In 2014, as Goodwill’s cash woes continued, Nakamura was handed a 6% pay hike, bringing her salary up to $230,538.
(PR consultant Tim Lai of the Liberal firm Brown & Cohen reported Thursday Nakamura is not collecting her salary at the moment.)
Still, if this is not a shameless example of how those who purport to run the poverty industry treat the downtrodden — with absolute disdain and a complete lack of “goodwill” — I don’t know what is.
I tried for two days to reach every member of the board for comment, most particularly former chairman Michael Eubanks, an LCBO exec. An assistant to Eubanks informed me Thursday that only the PR consultant hired by the board would be speaking.
Board treasurer and corporate lawyer Mark Trachuk accused me of trying to “threaten” him for requesting comment. Former CBCer Jim Curran said his “observation with my questions” on Monday “encouraged” him to make no comment.
“Answers will eventually come,” he said.
To add insult to injury, the entire Goodwill website was wiped clean of all financials, audits, annual reports, agendas, minutes and names of staff and board members — leading one to wonder whether last weekend was spent trying to cover up records of Nakamura’s and the board’s management of the company’s funds.
Alissa Von Bargen, spokesman for Community and Social Services Minister Helena Jaczek, whose ministry gave Goodwill $1.7 million in 2015, said they’ve been in contact with Goodwill and are working with developmentally disabled individuals supported by employment programs they fund to “find alternative supports” for them.
Belinda Bien of the Ministry of Training, Colleges and Universities said they provided $1.99 million to three employment programs in 2015 and are focused on ensuring a “continuity of services” for all clients served by their programs, as well as employment and training supports to “all impacted Goodwill employees.”
And what about Nakamura? She should resign.
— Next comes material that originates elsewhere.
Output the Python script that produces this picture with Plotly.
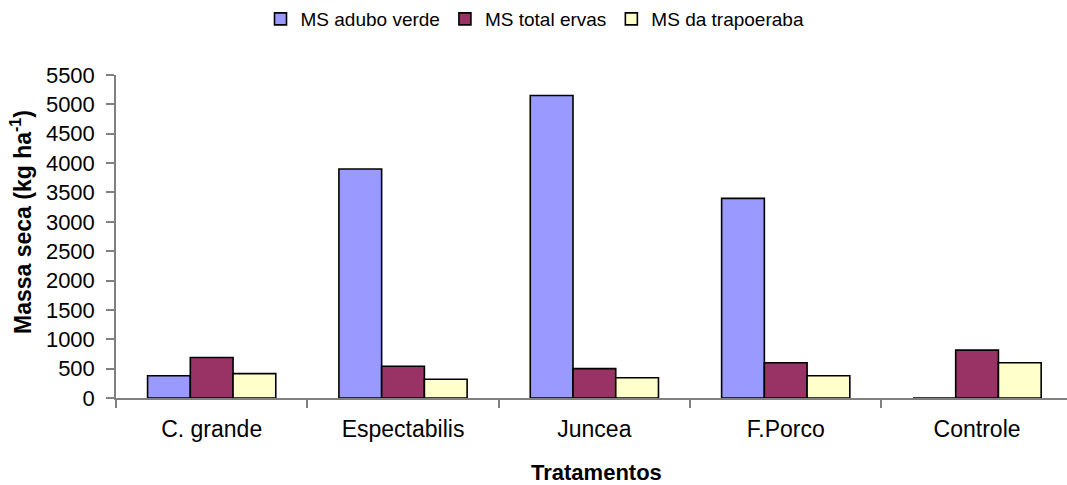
import plotly.graph_objects as go

categories = ["C. grande", "Espectabilis", "Juncea", "F.Porco", "Controle"]
ms_adubo_verde = [380, 3900, 5150, 3400, 0]
ms_total_ervas = [690, 540, 500, 600, 815]
ms_trapoeraba = [415, 320, 345, 380, 600]
y_ticks = list(range(0, 5501, 500))

series = [
    ("MS adubo verde", ms_adubo_verde, "#9999FF"),
    ("MS total ervas", ms_total_ervas, "#993366"),
    ("MS da trapoeraba", ms_trapoeraba, "#FFFFCC"),
]

W, H = 1067, 485
ML, MR, MT, MB = 116, 0, 75, 87

fig = go.Figure()
for name, vals, color in series:
    fig.add_trace(go.Bar(
        x=categories, y=vals, name=name,
        marker=dict(color=color, line=dict(color="black", width=1.6)),
    ))

font_family = "Liberation Sans, Arial, sans-serif"
plot_w = W - ML - MR
plot_h = H - MT - MB

fig.update_layout(
    width=W, height=H,
    paper_bgcolor="white", plot_bgcolor="white",
    barmode="group", bargap=0.33, bargroupgap=0,
    margin=dict(l=ML, r=MR, t=MT, b=MB, autoexpand=False),
    font=dict(family=font_family, color="black", size=20),
    legend=dict(
        orientation="h", x=535 / W, xanchor="center", xref="container",
        y=1.0, yanchor="top", yref="container",
        font=dict(size=19), itemwidth=30, traceorder="normal",
        bgcolor="rgba(0,0,0,0)",
    ),
    xaxis=dict(
        range=[-0.5, 4.47], showline=True, linecolor="#808080", linewidth=1.5,
        ticks="outside", tickson="boundaries", ticklen=8, tickcolor="#808080",
        tickwidth=1.5, tickfont=dict(size=23), showgrid=False, zeroline=False,
        ticklabelstandoff=10, automargin=False,
    ),
    yaxis=dict(
        range=[0, 5500], tickvals=y_ticks, showline=True, linecolor="#808080",
        linewidth=1.5, ticks="outside", ticklen=8, tickcolor="#808080",
        tickwidth=1.5, tickfont=dict(size=22), showgrid=False, zeroline=False,
        ticklabelstandoff=7, automargin=False,
    ),
    annotations=[
        dict(text="<b>Tratamentos</b>", xref="paper", yref="paper",
             x=(596 - ML) / plot_w, y=-(472 - (MT + plot_h)) / plot_h,
             xanchor="center", yanchor="middle", showarrow=False,
             font=dict(size=22)),
        dict(text="<b>Massa seca (kg ha<sup>-1</sup>)</b>", xref="paper", yref="paper",
             x=-(ML - 21) / plot_w, y=(MT + plot_h - 222) / plot_h,
             xanchor="center", yanchor="middle", textangle=-90, showarrow=False,
             font=dict(size=23)),
    ],
)

fig.write_html("out.html", config={"displayModeBar": False},
               post_script="document.body.style.margin='0';")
But she won’t, unless forced out.
Given that no one is running the show at Goodwill but her at the moment, I wouldn’t be surprised if she votes herself a healthy severance first.
THE GOODWILL BOARD THAT RAN FOR COVER:
- Chairman Michael Eubanks (joined board 2012): Senior vice-president IT with LCBO
- Vice-chairman Michael Levitt (joined 2012): Executive director Humber River Family Health Team
- Treasurer Mark Trachuk (joined 2013): Partner in corporate and securities law with Osler
- Yazdi Bharucha (joined 2012): Chartered accountant (retired). Bio includes a decade as chief financial officer of one of Canada’s most successful real estate investment trusts.
- Jim Curran (joined 2010): Former CBC Metro Morning traffic reporter
- Christine Hart (joined 2010): Lawyer and mediator
- Amy Hosotsuji (joined 2013): Project manager, event planner, facilitator, social change-maker
- Kelly Juhasz: Founder and president of The Knowledge Transfer Company
- Amin Retulla (joined 2013): Chief information officer at Trillium Gift of Life Network
- David Wai: Director of plan design and policy at Ontario Retirement Pension Plan Secretariat
- Alex Kjorven: Head of the applied innovation practice at Purpose Capital.
* Excerpt of message from Joan and Keiko in 2012 Goodwill annual report: “Another key focus last year was ensuring that we continued to move Goodwill down the road to financial sustainability, and we are happy to report that we have made great strides during this year.”
* Junket attended by Keiko, Joan and Dennis Green in Miami in June 2012: Social Enterprise in Action. Junket activities available to attendees included everglades and airboat ride, South Beach overview, Miami Night beach party, tour of Vizcaya Mansions, full-day excursion to Key West, golf at the Miami Beach Golf Club.
* Total revenues in 2014: $28 million
* Total expenditures: $29.2 million (includes $17.3 million in salaries and $8.1 million in rent).